Mr. Nishant Pandey – CEO of AIF said, “Right from the inception of the initiative, we envisaged the significant role of research to identify the beneficiary population in the communities that will either remain neglected or require intense intervention from the programmatic point of view. Once identified, preliminary research was conducted to recognize their milieu and unique set of challenges and deterrents to getting vaccinated. This was followed by a quant study consisting of Group discussions and one-on-one interviews with the identified community members in chosen geographies and the findings were curated to inform the design and execution of the communication material to address the specific hesitancies. Underpinning the MCV campaign, research helped steer the campaign’s impact & effectiveness.”

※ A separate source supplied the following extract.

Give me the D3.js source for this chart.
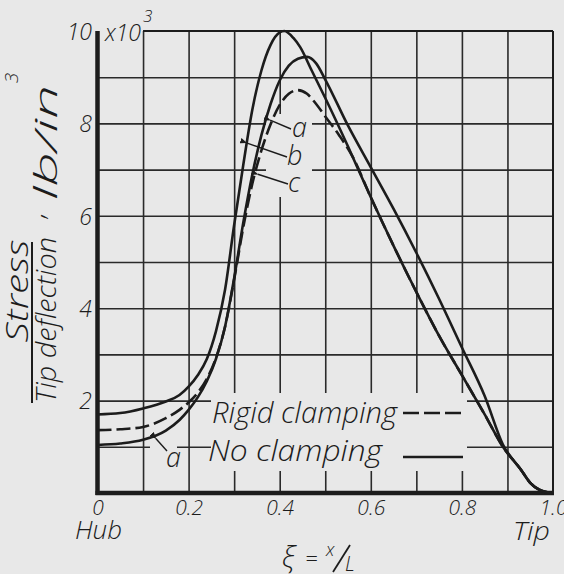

AIF said that it is committed to improving the lives of India’s underprivileged population, with a special focus on women, children, and youth. With the pandemic disproportionately impacting the poor, AIF has pivoted to design and deliver interventions that rehabilitate disenfranchised communities around the country. Leveraging the experience of the past 20 years and the synergies with state governments, AIF launched Project Entre-Prerana, an intervention at the confluence of digital and financial inclusion, to implement systemic transformation focused on reviving the livelihoods of 1 million street vendors and other micro-entrepreneurs, by providing them access to new sources of income, low-cost working capital and mainstreaming their business through formal registration. Nishant further added, “Through our flagship Education program – Digital Equalizer, during unprecedented lockdowns and school closure, AIF ensured that children with no digital access, continued their learning through community/remedial classes, tablets, and pen drives loaded with content, along with tailored digital content and worksheets. Entre-Prerana and DE are among many programmatic interventions, that AIF has undertaken to rehabilitate the lives of those at the margins, reaching out to more than 12.9 million people across 31 States and Union Territories in the country.”
Working with Ernst & Young (EY) as a data and process monitoring partner, AIF also maintained data transparency and accountability for the vaccine initiative. The initiative was an exemplary mix of integrated communication that serves the objectives and works for the higher welfare of the stakeholders, educating and mobilizing them through multiple channels.
AIF also collaborated with multiple NGOs and State governments to take aid them in terms of local knowledge and relationships with block and district authorities which paved the way for a successful campaign. Nishant said, “We had an incredible synergy with on-ground facilitation and implementation partners and it emerged stronger with every passing phase of the program. Greater milestones can be achieved by the sheer grit and enthusiasm of an energetic team and fortunately, we had one.”